Select the Rudder - Aileron, Rudder - Elevator mixer and deflect the rudder hard over. Now add about 5% up elevator mixing (or down if needed) and re-fly. Does it need more or less? Work on one axis, and one direction at a time. Once you have one rudder direction fixed, move on to the other. We still haven't fixed any roll coupling. Just fly the correction for now, once the airplane will hold a straight knife-edge on either side for the entire length of the field. Work on the roll coupling in the same manner. Start out with a correction of only 2-3% though as aileron isn't usually needed as much as rudder. I leave this mixing on as it's needed in all rudder inputs.

Yep, you read right. Throttle setup is just as important to a smooth flight as anything else. I use the throttle curves (code 18) to make the throttle response as linear as possible. I want to hear an rpm change with every click on the stick. Most gas engines seem to deliver most of the power in the initial 50% of the carb movement, so this requires an initially flat curve, which then climbs sharply. (..you can set this up mechanically with servo differential; see throttle differential, Tips and Tricks -ed.)

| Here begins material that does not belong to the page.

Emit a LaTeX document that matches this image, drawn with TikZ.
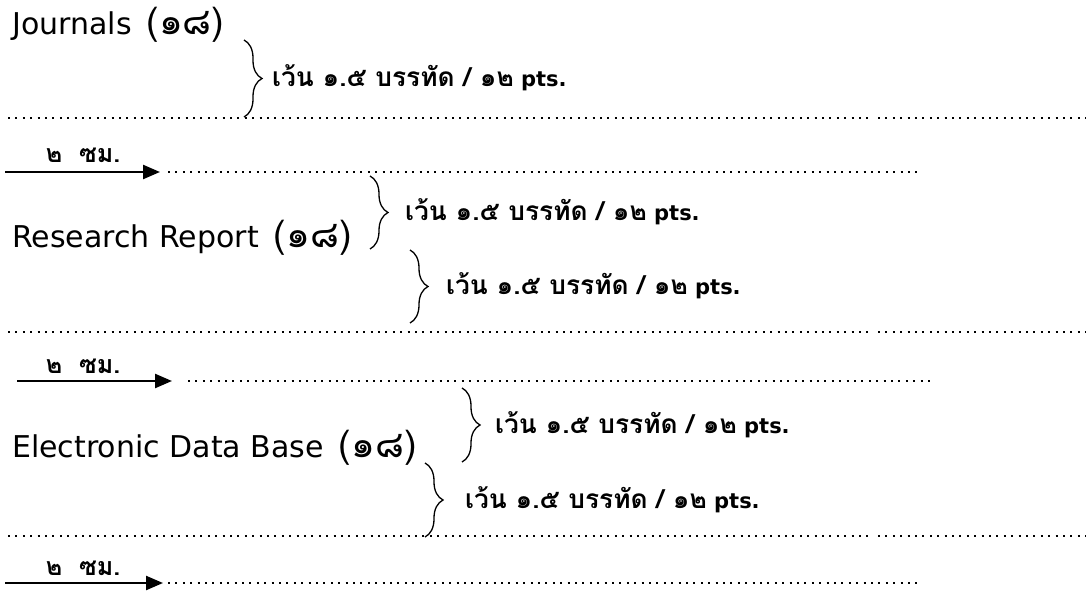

It takes some playing to really get it perfect, but when done it makes it SO much easier to get a smooth, constant speed flight. Those of you without dedicated throttle curves can use a programmable point mixer and mix throttle to throttle to get the same effect.

These are just some slight modifications to the setup that I use as a personal preference. First off, I don't like to push as hard to get good outside performance, so I generally run about 5% more down elevator than up elevator. I also run about 5% less expo on down elevator as well. For most maneuvers, I run the normal aileron rates, but for rolling circles, I knock that down to about 30-40%. Yes, I'm giving up resolution but this lets me move the stick more making it easier to control the roll rate.

Aircraft setup is a constant process really. Every time something is changed, there is the chance it will affect something else. Take your time, and work through it, you'll find yourself fighting the airplane less during a sequence, and that makes it much easier to score well.